Furthermore i was surprised to see so many high raids by people outside the Netherlands. It's a typical liberal dutch story, so i'm surprised to see that people outside the Netherlands seem to understand the movie better then the people that commented the movie from the Netherlands.
*** This review may contain spoilers ***
Writer Gerard Soeteman has called Spetters a modern day fairy tale.
Viewed as such, it can be forgiven some of its rough edges and
far-fetched plot turns. The three princes/spetters all take a shot at
winning the love of the heroine. Destiny unfolds and each man learns
who he is: a tragic hero, a repressed homosexual and an average loser.
The men also measure who has the biggest cock.
The movie apparently received a lot of criticism from gay and women rights movements of the time. In retrospect, I think this is because the gay character is treated just as cruelly by life as the other characters. Probably a more politically correct movie maker than Verhoeven would have made the homosexual the moral winner. I agree that his story is described in pretty broad strokes, to put it mildly. Of course, in real life, no person will discover his sexual identity after a rape. Still, I would defend Verhoeven here with the fairy tale argument.

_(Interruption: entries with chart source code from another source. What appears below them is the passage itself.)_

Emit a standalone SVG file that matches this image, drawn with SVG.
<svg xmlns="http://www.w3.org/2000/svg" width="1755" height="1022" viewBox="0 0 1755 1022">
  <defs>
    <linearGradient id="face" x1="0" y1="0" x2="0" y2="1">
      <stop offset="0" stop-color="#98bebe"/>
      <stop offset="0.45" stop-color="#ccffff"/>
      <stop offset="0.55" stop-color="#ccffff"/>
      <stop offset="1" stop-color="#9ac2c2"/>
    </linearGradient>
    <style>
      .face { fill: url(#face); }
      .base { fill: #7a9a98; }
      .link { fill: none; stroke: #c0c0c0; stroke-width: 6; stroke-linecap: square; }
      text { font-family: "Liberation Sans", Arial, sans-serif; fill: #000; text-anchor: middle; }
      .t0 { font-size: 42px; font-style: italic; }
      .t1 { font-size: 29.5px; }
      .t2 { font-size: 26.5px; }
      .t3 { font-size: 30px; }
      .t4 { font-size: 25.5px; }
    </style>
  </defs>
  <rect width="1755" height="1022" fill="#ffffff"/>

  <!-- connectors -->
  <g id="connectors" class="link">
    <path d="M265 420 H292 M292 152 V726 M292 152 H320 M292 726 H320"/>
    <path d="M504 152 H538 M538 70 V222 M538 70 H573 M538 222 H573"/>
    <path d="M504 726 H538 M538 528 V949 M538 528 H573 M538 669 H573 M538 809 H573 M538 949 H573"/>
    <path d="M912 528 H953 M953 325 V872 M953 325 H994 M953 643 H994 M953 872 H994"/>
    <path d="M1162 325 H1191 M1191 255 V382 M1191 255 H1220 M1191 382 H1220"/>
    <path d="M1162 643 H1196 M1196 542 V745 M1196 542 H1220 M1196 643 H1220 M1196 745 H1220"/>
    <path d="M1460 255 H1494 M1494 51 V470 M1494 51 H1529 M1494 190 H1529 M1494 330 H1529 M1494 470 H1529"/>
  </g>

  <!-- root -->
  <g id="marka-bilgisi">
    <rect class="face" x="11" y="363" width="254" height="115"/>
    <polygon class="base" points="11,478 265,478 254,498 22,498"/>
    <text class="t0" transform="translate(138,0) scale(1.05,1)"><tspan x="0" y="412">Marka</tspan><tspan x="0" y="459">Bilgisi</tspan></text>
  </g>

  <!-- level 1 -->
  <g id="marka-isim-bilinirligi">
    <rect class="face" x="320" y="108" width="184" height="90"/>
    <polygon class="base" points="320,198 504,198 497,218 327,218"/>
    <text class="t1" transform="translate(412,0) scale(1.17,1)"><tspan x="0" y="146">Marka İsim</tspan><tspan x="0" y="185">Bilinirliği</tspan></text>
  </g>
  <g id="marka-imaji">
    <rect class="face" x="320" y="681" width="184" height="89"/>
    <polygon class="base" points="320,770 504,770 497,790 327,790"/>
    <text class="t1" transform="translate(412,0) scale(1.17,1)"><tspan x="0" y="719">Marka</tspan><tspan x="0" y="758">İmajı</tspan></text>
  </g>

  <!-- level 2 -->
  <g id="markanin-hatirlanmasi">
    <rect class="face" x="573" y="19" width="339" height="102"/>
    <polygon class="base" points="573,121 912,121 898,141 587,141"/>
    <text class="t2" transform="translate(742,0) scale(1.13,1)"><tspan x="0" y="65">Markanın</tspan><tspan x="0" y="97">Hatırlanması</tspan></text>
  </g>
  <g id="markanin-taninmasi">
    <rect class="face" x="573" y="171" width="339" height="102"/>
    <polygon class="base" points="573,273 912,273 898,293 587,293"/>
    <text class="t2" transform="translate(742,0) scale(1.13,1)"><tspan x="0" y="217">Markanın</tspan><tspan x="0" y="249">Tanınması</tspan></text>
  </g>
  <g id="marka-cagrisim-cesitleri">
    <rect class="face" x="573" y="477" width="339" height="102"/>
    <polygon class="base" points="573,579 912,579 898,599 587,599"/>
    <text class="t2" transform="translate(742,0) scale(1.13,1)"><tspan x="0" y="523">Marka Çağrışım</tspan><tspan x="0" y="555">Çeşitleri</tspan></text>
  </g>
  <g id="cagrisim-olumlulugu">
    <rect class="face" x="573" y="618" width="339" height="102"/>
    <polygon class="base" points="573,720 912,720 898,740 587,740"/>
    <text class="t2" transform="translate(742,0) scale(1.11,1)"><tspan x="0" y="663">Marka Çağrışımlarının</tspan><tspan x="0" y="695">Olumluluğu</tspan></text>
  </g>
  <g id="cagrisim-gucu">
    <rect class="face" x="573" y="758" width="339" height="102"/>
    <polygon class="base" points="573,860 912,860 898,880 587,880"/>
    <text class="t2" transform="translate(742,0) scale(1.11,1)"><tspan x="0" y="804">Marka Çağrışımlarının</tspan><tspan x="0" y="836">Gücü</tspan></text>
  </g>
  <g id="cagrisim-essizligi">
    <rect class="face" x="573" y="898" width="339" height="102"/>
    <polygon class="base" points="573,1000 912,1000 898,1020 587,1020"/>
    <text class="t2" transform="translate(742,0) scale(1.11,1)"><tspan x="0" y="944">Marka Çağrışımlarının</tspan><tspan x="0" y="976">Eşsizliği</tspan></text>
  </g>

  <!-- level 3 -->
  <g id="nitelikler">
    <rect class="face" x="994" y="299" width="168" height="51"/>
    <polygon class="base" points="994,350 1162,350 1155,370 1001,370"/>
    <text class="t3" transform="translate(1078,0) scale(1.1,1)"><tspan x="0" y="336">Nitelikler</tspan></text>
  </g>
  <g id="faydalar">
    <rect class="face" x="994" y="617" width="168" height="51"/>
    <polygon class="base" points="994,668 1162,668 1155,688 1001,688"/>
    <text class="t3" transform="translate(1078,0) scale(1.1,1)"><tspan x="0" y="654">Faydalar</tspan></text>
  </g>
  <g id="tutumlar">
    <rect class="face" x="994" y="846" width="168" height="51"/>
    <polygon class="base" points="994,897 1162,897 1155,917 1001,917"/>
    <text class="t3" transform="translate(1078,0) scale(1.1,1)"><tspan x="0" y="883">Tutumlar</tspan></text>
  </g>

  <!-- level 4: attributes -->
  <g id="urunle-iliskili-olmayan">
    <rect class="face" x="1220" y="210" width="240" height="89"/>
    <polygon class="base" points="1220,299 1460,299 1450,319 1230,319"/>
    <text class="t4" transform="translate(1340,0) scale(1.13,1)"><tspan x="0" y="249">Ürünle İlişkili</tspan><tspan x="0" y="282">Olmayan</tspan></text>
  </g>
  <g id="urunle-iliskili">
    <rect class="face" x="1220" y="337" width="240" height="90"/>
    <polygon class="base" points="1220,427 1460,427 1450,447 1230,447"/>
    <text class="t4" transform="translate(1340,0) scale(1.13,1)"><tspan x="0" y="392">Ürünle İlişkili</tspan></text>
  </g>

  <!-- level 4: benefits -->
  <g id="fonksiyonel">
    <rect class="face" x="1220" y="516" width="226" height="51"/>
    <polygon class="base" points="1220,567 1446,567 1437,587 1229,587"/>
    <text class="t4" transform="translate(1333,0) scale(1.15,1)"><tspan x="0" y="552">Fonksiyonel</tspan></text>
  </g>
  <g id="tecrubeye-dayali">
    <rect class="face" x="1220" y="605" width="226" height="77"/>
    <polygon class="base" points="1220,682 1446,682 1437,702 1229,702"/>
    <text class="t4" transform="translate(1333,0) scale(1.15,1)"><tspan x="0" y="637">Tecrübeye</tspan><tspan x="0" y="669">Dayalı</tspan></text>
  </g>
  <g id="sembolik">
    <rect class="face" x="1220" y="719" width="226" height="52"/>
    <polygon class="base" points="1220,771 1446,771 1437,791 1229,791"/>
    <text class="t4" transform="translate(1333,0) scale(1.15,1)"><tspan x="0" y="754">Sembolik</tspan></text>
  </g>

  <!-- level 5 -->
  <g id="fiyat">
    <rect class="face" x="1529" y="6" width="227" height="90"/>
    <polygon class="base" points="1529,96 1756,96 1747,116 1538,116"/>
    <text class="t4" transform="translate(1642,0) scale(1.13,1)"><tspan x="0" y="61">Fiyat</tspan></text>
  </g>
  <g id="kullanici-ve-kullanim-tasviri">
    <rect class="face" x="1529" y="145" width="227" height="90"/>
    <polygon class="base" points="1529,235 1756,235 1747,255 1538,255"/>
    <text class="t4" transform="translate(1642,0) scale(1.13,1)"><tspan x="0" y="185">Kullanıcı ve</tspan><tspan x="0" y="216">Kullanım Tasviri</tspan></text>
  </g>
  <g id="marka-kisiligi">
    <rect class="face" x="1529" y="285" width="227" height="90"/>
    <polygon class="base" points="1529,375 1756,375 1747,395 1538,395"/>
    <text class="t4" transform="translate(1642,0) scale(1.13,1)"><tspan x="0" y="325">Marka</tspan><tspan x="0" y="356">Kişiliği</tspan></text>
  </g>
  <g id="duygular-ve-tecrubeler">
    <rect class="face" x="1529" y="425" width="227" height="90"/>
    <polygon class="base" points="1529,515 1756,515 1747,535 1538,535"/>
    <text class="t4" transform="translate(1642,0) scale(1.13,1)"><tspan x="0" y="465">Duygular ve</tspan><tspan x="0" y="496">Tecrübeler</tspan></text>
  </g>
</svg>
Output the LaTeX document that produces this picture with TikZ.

The protests of feminists are somewhat less understandable. Were they protesting against the fact that the heroine is a cold-hearted gold digger? But there is also a good-natured female character in the movie. And besides, why should a movie portray an ideal world?
The camera work is great and the staging of the scenes has a nice flow to it. The motorcycle stunts are well done for a movie made on this budget. It is Verhoevens craftsmanship which keeps the movie entertaining all the while.